Using Low Entry Investment Requirements to Build Long Term Investment Relationships

ADAM GOWER: So we build trip wires. So we do the same thing except primarily to accredited investors. In fact, almost exclusively accredited investors. A trip wire, as you well know, but for the one guy that's listening that doesn't know. It's a small sale and somebody that makes a small sale early in their relationship with you is ten times more likely to make the big purchase later down the line. Is that something that you've thought of doing or is that $2,500 entry level kind of your trip wire?

MICHAEL PHILLIPS: Yeah. We see $2,500 as that. I mean, I think that's the minimum but our average investment has been significantly higher than that. And so, I think that, you know, if you sort of say, you know, some people are investing a $100,000 and some people are investing $2,500, you kind of get a case of where a lot of how people are thinking about it.
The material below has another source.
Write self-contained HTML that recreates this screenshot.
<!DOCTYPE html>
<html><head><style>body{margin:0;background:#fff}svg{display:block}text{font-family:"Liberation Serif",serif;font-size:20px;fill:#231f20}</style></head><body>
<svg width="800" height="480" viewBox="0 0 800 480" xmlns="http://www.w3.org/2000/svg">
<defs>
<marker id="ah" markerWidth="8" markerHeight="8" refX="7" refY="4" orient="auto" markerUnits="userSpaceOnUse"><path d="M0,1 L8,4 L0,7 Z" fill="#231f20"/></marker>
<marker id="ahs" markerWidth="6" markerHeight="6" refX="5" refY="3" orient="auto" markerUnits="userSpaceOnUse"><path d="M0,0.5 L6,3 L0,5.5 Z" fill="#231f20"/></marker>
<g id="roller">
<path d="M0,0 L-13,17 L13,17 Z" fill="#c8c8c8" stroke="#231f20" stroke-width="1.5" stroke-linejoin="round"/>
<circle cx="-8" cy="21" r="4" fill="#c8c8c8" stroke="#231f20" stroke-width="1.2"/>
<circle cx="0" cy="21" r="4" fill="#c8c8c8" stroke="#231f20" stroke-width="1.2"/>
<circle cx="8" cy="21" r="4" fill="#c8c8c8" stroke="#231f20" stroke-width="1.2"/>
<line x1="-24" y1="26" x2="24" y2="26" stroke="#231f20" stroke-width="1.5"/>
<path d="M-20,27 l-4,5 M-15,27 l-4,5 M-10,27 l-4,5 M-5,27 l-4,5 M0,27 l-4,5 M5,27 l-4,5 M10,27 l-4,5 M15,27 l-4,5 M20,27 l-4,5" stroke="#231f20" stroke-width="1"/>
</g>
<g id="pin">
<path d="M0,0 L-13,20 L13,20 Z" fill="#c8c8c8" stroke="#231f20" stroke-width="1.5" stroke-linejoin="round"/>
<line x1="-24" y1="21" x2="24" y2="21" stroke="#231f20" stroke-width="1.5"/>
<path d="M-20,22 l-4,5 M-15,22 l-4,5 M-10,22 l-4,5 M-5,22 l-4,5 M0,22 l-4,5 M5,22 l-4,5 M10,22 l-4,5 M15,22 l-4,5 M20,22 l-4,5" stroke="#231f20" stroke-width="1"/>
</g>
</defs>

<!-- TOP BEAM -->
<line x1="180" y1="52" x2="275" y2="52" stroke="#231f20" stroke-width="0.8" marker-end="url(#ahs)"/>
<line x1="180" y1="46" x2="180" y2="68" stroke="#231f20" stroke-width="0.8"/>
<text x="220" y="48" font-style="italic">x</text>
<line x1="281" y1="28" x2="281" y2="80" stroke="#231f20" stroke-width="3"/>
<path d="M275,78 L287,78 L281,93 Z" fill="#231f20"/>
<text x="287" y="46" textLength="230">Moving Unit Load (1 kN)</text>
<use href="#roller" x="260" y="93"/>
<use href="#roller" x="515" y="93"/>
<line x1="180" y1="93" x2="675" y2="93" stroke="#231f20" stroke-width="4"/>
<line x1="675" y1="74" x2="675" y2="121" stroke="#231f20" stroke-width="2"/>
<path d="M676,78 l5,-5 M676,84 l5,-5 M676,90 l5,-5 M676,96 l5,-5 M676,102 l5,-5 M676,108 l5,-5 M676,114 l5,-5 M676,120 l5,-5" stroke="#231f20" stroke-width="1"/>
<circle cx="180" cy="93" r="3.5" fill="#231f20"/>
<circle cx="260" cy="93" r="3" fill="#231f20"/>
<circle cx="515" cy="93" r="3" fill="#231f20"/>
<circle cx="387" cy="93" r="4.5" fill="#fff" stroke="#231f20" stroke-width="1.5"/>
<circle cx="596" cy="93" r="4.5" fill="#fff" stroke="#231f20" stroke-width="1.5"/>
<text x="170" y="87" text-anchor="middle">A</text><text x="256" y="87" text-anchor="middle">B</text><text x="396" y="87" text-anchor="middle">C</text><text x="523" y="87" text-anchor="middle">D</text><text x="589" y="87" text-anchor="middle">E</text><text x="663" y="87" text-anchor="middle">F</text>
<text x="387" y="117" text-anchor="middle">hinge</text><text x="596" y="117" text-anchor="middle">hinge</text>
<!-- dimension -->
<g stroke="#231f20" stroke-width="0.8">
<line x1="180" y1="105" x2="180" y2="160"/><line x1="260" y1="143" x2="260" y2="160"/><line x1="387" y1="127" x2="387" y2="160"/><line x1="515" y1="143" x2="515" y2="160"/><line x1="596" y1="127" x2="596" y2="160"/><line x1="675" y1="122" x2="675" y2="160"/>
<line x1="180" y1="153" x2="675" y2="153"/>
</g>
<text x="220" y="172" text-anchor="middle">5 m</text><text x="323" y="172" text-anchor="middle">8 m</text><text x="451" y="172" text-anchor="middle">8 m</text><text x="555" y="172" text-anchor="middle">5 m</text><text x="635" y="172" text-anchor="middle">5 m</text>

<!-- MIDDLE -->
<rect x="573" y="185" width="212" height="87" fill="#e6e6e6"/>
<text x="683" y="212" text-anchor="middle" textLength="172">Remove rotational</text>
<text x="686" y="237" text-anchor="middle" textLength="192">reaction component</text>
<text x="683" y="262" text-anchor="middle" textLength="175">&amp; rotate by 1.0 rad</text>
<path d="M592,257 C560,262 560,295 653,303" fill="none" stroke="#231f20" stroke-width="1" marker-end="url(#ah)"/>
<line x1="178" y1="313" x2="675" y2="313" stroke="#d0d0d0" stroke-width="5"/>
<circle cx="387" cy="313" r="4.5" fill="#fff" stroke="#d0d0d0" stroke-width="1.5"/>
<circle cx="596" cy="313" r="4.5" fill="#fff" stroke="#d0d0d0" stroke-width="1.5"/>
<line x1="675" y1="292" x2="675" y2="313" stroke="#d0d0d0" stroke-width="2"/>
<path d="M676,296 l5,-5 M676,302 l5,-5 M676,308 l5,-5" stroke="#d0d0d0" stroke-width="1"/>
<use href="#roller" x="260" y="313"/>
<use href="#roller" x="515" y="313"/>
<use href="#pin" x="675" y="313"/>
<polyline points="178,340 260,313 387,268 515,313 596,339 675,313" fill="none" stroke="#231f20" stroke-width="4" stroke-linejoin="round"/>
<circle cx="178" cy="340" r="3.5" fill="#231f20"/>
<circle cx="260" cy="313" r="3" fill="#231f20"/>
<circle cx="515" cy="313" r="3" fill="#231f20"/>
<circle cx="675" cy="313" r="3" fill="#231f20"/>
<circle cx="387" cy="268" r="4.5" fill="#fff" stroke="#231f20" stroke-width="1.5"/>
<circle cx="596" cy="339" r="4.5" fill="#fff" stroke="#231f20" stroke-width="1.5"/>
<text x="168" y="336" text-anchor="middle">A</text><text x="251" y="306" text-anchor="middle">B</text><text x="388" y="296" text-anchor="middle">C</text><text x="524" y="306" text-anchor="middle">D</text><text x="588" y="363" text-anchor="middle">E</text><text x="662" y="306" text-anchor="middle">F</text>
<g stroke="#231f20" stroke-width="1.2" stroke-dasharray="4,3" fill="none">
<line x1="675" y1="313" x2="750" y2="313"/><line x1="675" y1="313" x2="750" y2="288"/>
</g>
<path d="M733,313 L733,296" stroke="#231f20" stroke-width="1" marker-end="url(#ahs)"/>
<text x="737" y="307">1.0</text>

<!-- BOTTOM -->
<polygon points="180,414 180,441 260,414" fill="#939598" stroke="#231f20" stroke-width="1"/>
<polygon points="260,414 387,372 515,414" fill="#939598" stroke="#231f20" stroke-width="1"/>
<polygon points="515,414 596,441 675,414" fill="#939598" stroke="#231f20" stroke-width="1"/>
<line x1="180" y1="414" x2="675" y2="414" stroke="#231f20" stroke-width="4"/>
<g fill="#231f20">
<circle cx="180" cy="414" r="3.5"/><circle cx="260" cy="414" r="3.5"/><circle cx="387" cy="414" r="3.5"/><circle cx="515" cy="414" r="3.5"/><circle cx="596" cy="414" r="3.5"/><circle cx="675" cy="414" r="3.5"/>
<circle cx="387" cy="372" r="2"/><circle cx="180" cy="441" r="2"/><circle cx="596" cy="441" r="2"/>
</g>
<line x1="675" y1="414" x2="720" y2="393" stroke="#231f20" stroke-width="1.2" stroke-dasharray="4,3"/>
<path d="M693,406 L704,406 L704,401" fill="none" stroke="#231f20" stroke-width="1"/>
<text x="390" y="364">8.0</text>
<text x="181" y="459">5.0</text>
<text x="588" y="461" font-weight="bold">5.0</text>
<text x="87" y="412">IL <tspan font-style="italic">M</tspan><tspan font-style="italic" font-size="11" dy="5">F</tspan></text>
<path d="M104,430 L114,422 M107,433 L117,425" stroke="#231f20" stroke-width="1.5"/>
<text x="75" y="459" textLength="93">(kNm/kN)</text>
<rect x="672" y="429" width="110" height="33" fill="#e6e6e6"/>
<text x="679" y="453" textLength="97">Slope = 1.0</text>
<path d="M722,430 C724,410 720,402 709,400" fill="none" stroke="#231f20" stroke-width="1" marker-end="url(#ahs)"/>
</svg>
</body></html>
ADAM GOWER: Yeah. It's very interesting. I spoke to Harold Hofer at Rich Uncles and he was on my podcast. I asked him the same kind of question. And their minimum, when I was talking to him about it, it was $5. Right? Imagine that. A $5 minimum. And he didn't actually articulate it this way. But I thought about, what does that mean, you know, you're going after this very young group with this, basically, no decision really necessary. Five bucks to buy real estate.
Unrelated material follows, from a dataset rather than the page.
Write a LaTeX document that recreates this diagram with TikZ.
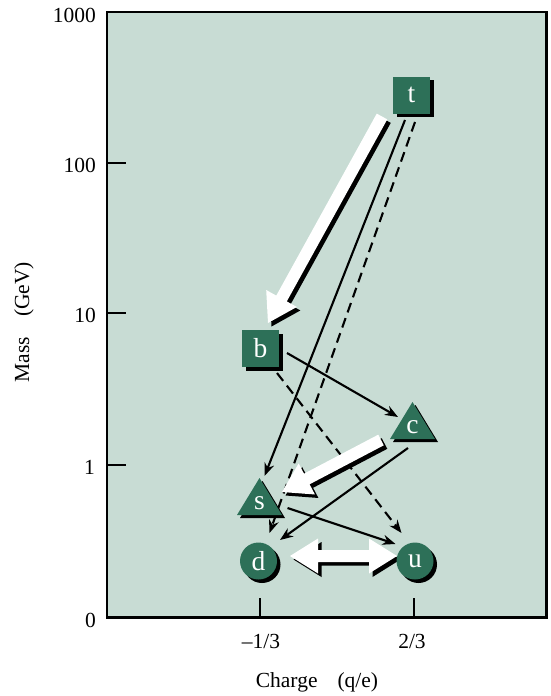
\documentclass[tikz,border=0pt]{standalone}
\usepackage{fontspec}
\setmainfont{Liberation Serif}
\usetikzlibrary{arrows.meta,calc,shadows}
\definecolor{plotbg}{RGB}{200,220,212}
\definecolor{quark}{RGB}{45,112,88}

% fat white arrow with straight shaft and wide triangular head
\newcommand\fatarrow[3]{% #1 style, #2 tail, #3 tip
  \coordinate (fa-t) at (#2);
  \coordinate (fa-p) at (#3);
  \coordinate (fa-h) at ($(fa-p)!28pt!(fa-t)$);
  \fill[#1] ($(fa-t)!6pt!90:(fa-p)$) -- ($(fa-h)!6pt!90:(fa-p)$)
    -- ($(fa-h)!17.5pt!90:(fa-p)$) -- (fa-p)
    -- ($(fa-h)!17.5pt!-90:(fa-p)$) -- ($(fa-h)!6pt!-90:(fa-p)$)
    -- ($(fa-t)!6pt!-90:(fa-p)$) -- cycle;
}
% fat white arrow with heads at both ends
\newcommand\fatdouble[3]{% #1 style, #2 first tip, #3 second tip
  \coordinate (fa-a) at (#2);
  \coordinate (fa-b) at (#3);
  \coordinate (fa-ha) at ($(fa-a)!28pt!(fa-b)$);
  \coordinate (fa-hb) at ($(fa-b)!28pt!(fa-a)$);
  \fill[#1] (fa-a) -- ($(fa-ha)!17.5pt!90:(fa-b)$) -- ($(fa-ha)!6pt!90:(fa-b)$)
    -- ($(fa-hb)!6pt!-90:(fa-a)$) -- ($(fa-hb)!17.5pt!-90:(fa-a)$) -- (fa-b)
    -- ($(fa-hb)!17.5pt!90:(fa-a)$) -- ($(fa-hb)!6pt!90:(fa-a)$)
    -- ($(fa-ha)!6pt!-90:(fa-b)$) -- ($(fa-ha)!17.5pt!-90:(fa-b)$) -- cycle;
}
% triangle marker with its drop shadow, centred on the label position
\newcommand\quarktri[2]{%
  \fill[black] ({#1+3},{#2-25+3}) -- ({#1+22.5+3},{#2+12+3}) -- ({#1-22.5+3},{#2+12+3}) -- cycle;
  \fill[quark] ({#1},{#2-25}) -- ({#1+22.5},{#2+12}) -- ({#1-22.5},{#2+12}) -- cycle;
}

\begin{document}
\begin{tikzpicture}[x=1pt,y=-1pt,
  axislabel/.style={font=\fontsize{21.5}{24}\selectfont, inner sep=0pt},
  quarklabel/.style={font=\fontsize{27.5}{30}\selectfont, text=white, inner sep=0pt},
  shadowed/.style={fill=quark, inner sep=0pt,
    drop shadow={shadow xshift=3.5pt, shadow yshift=-3.5pt, fill=black, opacity=1}},
  squarebox/.style={shadowed, rectangle, minimum size=37pt},
  roundbox/.style={shadowed, circle, minimum size=37pt},
  decay/.style={line width=2.1pt, -{Stealth[length=13pt,width=10pt]}},
  weakdecay/.style={decay, dash pattern=on 10pt off 6pt},
  tick/.style={line width=1.3pt},
]
\useasboundingbox (0,0) rectangle (551,696);

% plot area
\draw[line width=2.5pt, fill=plotbg] (107,12) rectangle (546.5,617.5);
\foreach \yy in {163,313,465} \draw[tick] (107,\yy) -- (126,\yy);
\foreach \xx in {260,414} \draw[tick] (\xx,617.5) -- (\xx,598);

% axis labels
\node[axislabel, anchor=east] (y1000) at (96,15) {1000};
\node[axislabel, anchor=east] (y100) at (96,165) {100};
\node[axislabel, anchor=east] (y10) at (96,315) {10};
\node[axislabel, anchor=east] (y1) at (95,467) {1};
\node[axislabel, anchor=east] (y0) at (96,620) {0};
\node[axislabel] (xd) at (261,641) {–1/3};
\node[axislabel] (xu) at (412,641) {2/3};
\node[axislabel] (xtitle) at (317,682) {Charge\hspace{20pt}(q/e)};
\node[axislabel, rotate=90] (ytitle) at (24,322) {Mass\hspace{20pt}(GeV)};

% quark positions
\coordinate (t) at (411.5,95);
\coordinate (b) at (260.5,348.5);
\coordinate (c) at (412.5,427);
\coordinate (s) at (259.5,503);
\coordinate (d) at (258.5,561);
\coordinate (u) at (415,561);

% decay lines
\draw[decay] ($(t)+(-6.5,25)$) -- ($(s)+(5,-27)$);
\draw[weakdecay] ($(t)+(3.5,27)$) -- ($(d)+(11,-28)$);
\draw[decay] ($(b)+(26.5,4.5)$) -- ($(c)+(-14.5,-10)$);
\draw[weakdecay] ($(b)+(16.5,24.5)$) -- ($(u)+(-13.5,-28)$);
\draw[decay] ($(c)+(-4.5,21)$) -- ($(d)+(21.5,-21)$);
\draw[decay] ($(s)+(28,5)$) -- ($(u)+(-19.5,-17)$);

% strong transitions: white arrows with black shadow
\begin{scope}[transform canvas={shift={(3.5,3.5)}}]
  \fatarrow{black}{$(t)+(-29.5,21.5)$}{$(b)+(7.5,-25.5)$}
  \fatarrow{black}{$(c)+(-31.5,13)$}{$(s)+(22.5,-11)$}
  \fatdouble{black}{$(d)+(31.5,-5)$}{$(u)+(-18,-5)$}
\end{scope}
\fatarrow{white}{$(t)+(-29.5,21.5)$}{$(b)+(7.5,-25.5)$}
\fatarrow{white}{$(c)+(-31.5,13)$}{$(s)+(22.5,-11)$}
\fatdouble{white}{$(d)+(31.5,-5)$}{$(u)+(-18,-5)$}

% quarks
\quarktri{412.5}{427}
\quarktri{259.5}{503}
\node[squarebox] (tq) at (t) {};
\node[squarebox] (bq) at (b) {};
\node[roundbox] (dq) at (d) {};
\node[roundbox] (uq) at (u) {};
\node[quarklabel] (tl) at (t) {t};
\node[quarklabel] (bl) at (b) {b};
\node[quarklabel] (cl) at (c) {c};
\node[quarklabel] (sl) at (s) {s};
\node[quarklabel] (dl) at (d) {d};
\node[quarklabel] (ul) at (u) {u};
\end{tikzpicture}
\end{document}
MICHAEL PHILLIPS: That's right.

ADAM GOWER: What I thought, and you're on the same track, is brilliant actually. If you look at this younger audience. One of the biggest issues that people have, not biggest issue, but what they say about the younger generation, Gen X, even the millennials, is that they will never be as wealthy as the baby boomer generation. Right? That the baby boomers had all this and now it's much harder to buy a home, etc, etc. But you know what occurs to me, especially for people like you, if you have a long term perspective. Is that by getting those folk engaged now at small levels, that generation, millennial and Gen X will inherit the wealth of the baby boomer generation. And so if they invest $2,500 today and $25,000 tomorrow, when they inherit $250,000 or two and a half million, right, in 10, 20 years time. They're going to have had an interactive relationship with you all the time.

MICHAEL PHILLIPS: Sure. That's right. I think that's that. I mean, I think you framed it in an interesting way. I think our goal is to prepare ourselves for the future investing generations. I think you're going to see an increasing sector of people who don't go through mutual funds, who don't go through pension funds.

You know, I think that there is.. That will still, of course, be there, but I think there's a group of people who want to have a direct connection with real estate. And maybe as people are not going to own as many, there aren't going to be as many homeowners in the future. This is a way for them to have a real estate investment while they're living in a more shared, you know, transitory kind of way that speaks to, kind of, what their value system is, but they still get to have a root in real estate investment.